I fell in love with the sport of running for 2 reasons.
First, I was reeled in by the concept of goal and accomplishment. Running my first 5 mile race that felt so incredibly difficult is what really, really hooked me. That was the furthest I'd ever run and I survived and actually felt I achieved something greater than burning calories. I pushed myself in a different way and I liked it. Exercise finally had a purpose beyond a calorie burn and cloud nine felt pretty freaking fantastic.
|First 5 miler - overdressed for winter running and lots of cotton, the horror!|
Along the way, I discovered something else and the second reason I love running. It's the euphoric state I find when hitting the road or a trail, getting lost in my own thoughts, dreaming and feeling calm and at peace, something I often struggle with when not in motion. I suppose that's why I also greatly enjoyed Robyn Humphrey's presentation of Moving Meditation.
I walked a way from the event with a sense that I can find a way to balance my current pursuits better than I have been.
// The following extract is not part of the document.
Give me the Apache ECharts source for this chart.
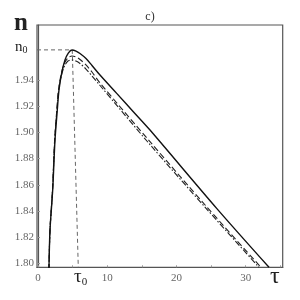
<!DOCTYPE html>
<html>
<head>
<meta charset="utf-8">
<script src="https://cdn.jsdelivr.net/npm/echarts@6/dist/echarts.min.js"></script>
<style>html,body{margin:0;padding:0;background:#fff}#c{width:300px;height:300px}</style>
</head>
<body>
<div id="c"></div>
<script>
// data (tau, n)
const solidTau = [1.58, 1.733, 2.123, 2.456, 2.788, 3.033, 3.423, 3.90, 4.377, 4.911, 5.489, 6.067, 6.933, 7.80, 8.956, 11.37, 13.77, 16.18, 25.81, 33.37];
const solidN   = [1.795, 1.8254, 1.856, 1.8942, 1.9171, 1.9324, 1.9453, 1.9553, 1.9606, 1.9629, 1.9621, 1.9602, 1.9564, 1.9511, 1.9438, 1.9298, 1.9158, 1.9018, 1.842, 1.797];
const dashTau = [1.58, 1.733, 2.094, 2.40, 2.716, 2.96, 3.32, 3.76, 4.33, 4.91, 5.49, 6.07, 6.93, 7.80, 8.96, 16.18, 24.37, 32.21];
const dashN   = [1.795, 1.8254, 1.856, 1.8942, 1.9171, 1.9324, 1.9438, 1.9522, 1.9568, 1.9583, 1.9576, 1.9557, 1.9515, 1.9461, 1.9377, 1.8929, 1.8432, 1.797];
const dotTau = [1.58, 1.733, 2.10, 2.42, 2.74, 2.99, 3.36, 3.82, 4.33, 4.91, 5.49, 6.07, 6.93, 7.80, 8.96, 16.18, 24.37, 31.92];
const dotN   = [1.795, 1.8254, 1.856, 1.8942, 1.9171, 1.9324, 1.9430, 1.9505, 1.9545, 1.9553, 1.9545, 1.9526, 1.9484, 1.9431, 1.9358, 1.8907, 1.8415, 1.797];
const n0 = 1.963;
const tau0Top = 4.95, tau0Bottom = 5.82;
const xTicks = [0, 10, 20, 30];
const xMinorTicks = [0, 5, 10, 15, 20, 25, 30, 35];
const yTicks = [1.80, 1.82, 1.84, 1.86, 1.88, 1.90, 1.92, 1.94];

const zip = (a, b) => a.map((v, i) => [v, b[i]]);
const XMIN = -0.144, XMAX = 35.35, YMIN = 1.797, YMAX = 1.982;
const serif = 'Liberation Serif';

const chart = echarts.init(document.getElementById('c'), null, {renderer: 'canvas'});
chart.setOption({
  animation: false,
  backgroundColor: '#fff',
  title: {text: 'c)', left: 'center', top: 6, textStyle: {fontFamily: serif, fontSize: 12, fontWeight: 'normal', color: '#333'}},
  grid: {left: 37, top: 25, right: 17.3, bottom: 32.7, show: true, borderColor: '#555', borderWidth: 1.2, backgroundColor: 'transparent'},
  xAxis: {
    type: 'value', min: XMIN, max: XMAX,
    axisLine: {show: true, lineStyle: {color: '#555', width: 1.2}},
    axisTick: {show: true, inside: true, length: 2, customValues: xMinorTicks, lineStyle: {color: '#999'}},
    axisLabel: {customValues: xTicks, margin: 5, fontFamily: serif, fontSize: 11, color: '#666', showMinLabel: true, showMaxLabel: true, hideOverlap: false},
    splitLine: {show: false}
  },
  yAxis: {
    type: 'value', min: YMIN, max: YMAX,
    axisLine: {show: true, lineStyle: {color: '#555', width: 1.2}},
    axisTick: {show: true, inside: true, length: 2, customValues: yTicks, lineStyle: {color: '#999'}},
    axisLabel: {customValues: yTicks, margin: 3, fontFamily: serif, fontSize: 11, color: '#666', formatter: v => v.toFixed(2)},
    splitLine: {show: false}
  },
  graphic: [
    {type: 'text', left: 14, top: 11, style: {text: 'n', font: 'bold 25px "Liberation Serif"', fill: '#222'}},
    {type: 'text', left: 15, top: 40, style: {text: '{a|n}{b|0}', rich: {a: {fontFamily: serif, fontSize: 15, fill: '#222'}, b: {fontFamily: serif, fontSize: 10, fill: '#222', padding: [6, 0, 0, 0]}}}},
    {type: 'text', left: 74, top: 268, style: {text: '{a|τ}{b|0}', rich: {a: {fontFamily: serif, fontSize: 19, fill: '#222'}, b: {fontFamily: serif, fontSize: 11, fill: '#222', padding: [9, 0, 0, 0]}}}},
    {type: 'text', left: 270, top: 265, style: {text: 'τ', font: '24px "Liberation Serif"', fill: '#222'}}
  ],
  series: [
    {type: 'line', data: [[XMIN, n0], [solidTau[9], n0]], symbol: 'none', lineStyle: {color: '#666', width: 1, type: [4, 3]}, z: 1},
    {type: 'line', data: [[tau0Top, n0], [tau0Bottom, YMIN]], symbol: 'none', lineStyle: {color: '#666', width: 1, type: [4, 3]}, z: 1},
    {type: 'line', data: zip(solidTau, solidN), symbol: 'none', smooth: 0.3, lineStyle: {color: '#111', width: 1.4}, z: 3},
    {type: 'line', data: zip(dashTau, dashN), symbol: 'none', smooth: 0.3, lineStyle: {color: '#222', width: 1.1, type: [6, 3]}, z: 2},
    {type: 'line', data: zip(dotTau, dotN), symbol: 'none', smooth: 0.3, lineStyle: {color: '#222', width: 1.1, type: [6, 2, 1.5, 2]}, z: 2}
  ]
});
</script>
</body>
</html>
After being majorly burnt out at the end of 2012, I am happy to say running and I are getting along again in 2013 and running can help keep me balanced if I do not let it take over. While I'm loosely tracking the miles I'm running in 2013, I haven't updated a spreadsheet and I can't tell you how many miles I ran last week. I can't tell you the last time I turned on my Garmin either. I can say that Cinnamon (one of the M&M dogs) and I had a wonderful run yesterday and I was smiling the entire time. The idea of Eat, Sleep, Run, Grow means something to me yet something entirely different to someone else but I believe we can all learn the most from the topic of 'Grow'.
What would Eat, Sleep, Run, Grow mean to you?